I often begin the day by reading. I read poetry, Walt Whitman, David St. John, Dorothy Parker. I read short stories, T.C. Boyle, Flannery O’ Connor, The O’ Henry Awards. I read theology, George Whitefield, Jonathan Edwards, John Calvin, and of course the Bible.
I am doing a lot of work, work that I have chosen. I get letters telling me that I am a terrible designer, that my work is garbage. Illustrators love me. Students want to work for me. My clients are happy. I make more money, and I work less hours.
Maybe you are skeptical. You think no one can do good work from home, that no one can do a good job for their clients from the garden, that one cannot have good ideas and vacuum.
Yet, I am doing the best work of my career. I believe it is because my life is full and meaningful. There is more of me to bring to my work now than there was when I was burned-out and exhausted.

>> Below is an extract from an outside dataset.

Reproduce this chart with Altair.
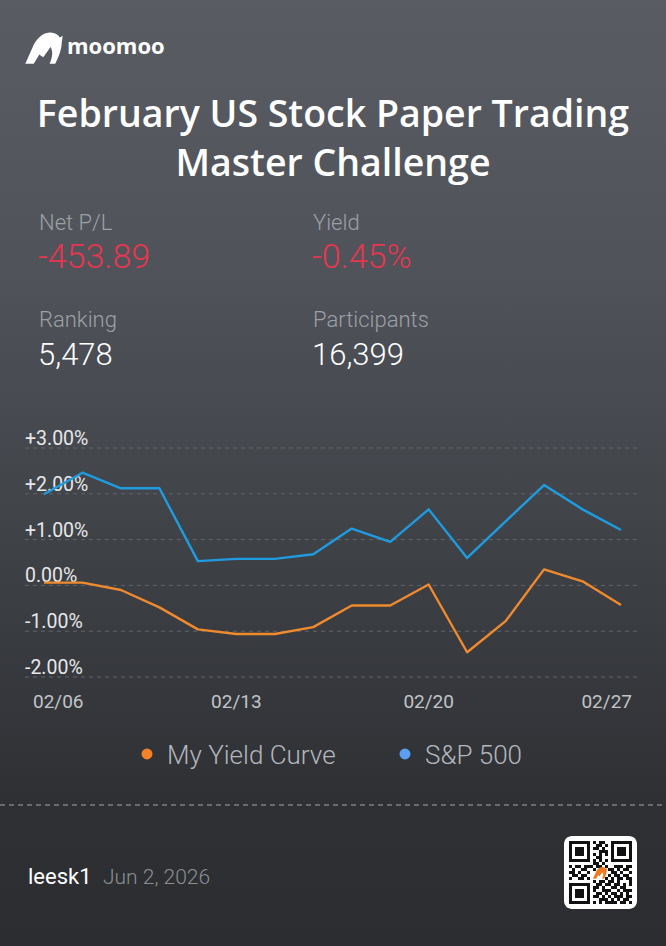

Since I opened for business in 1999, I have won more than 60 international design awards. I have had my work displayed in Communication Arts, How, Print, the Logo Lounge books, the Publication Design Annuals, galleries in New York, Los Angeles, and Europe, and the American Museum of Illustration. I was even privileged to be a judge for the Communication Arts Illustration Annual.
So, I say to you. Dream your dreams. Love your wife. Don’t be consumed by your business. Don’t allow yourself to be dominated. Design your life to be good. Ask the big questions: Is there a God? How can I have a good marriage? How can I be a good parent? Where am I going? What am I learning? How can I help someone? And, yes, maybe even, should I begin working from home?
I have learned that design is more than projects, that the garden is more than yard work. Make no mistake; THIS IS THE BIG TIME!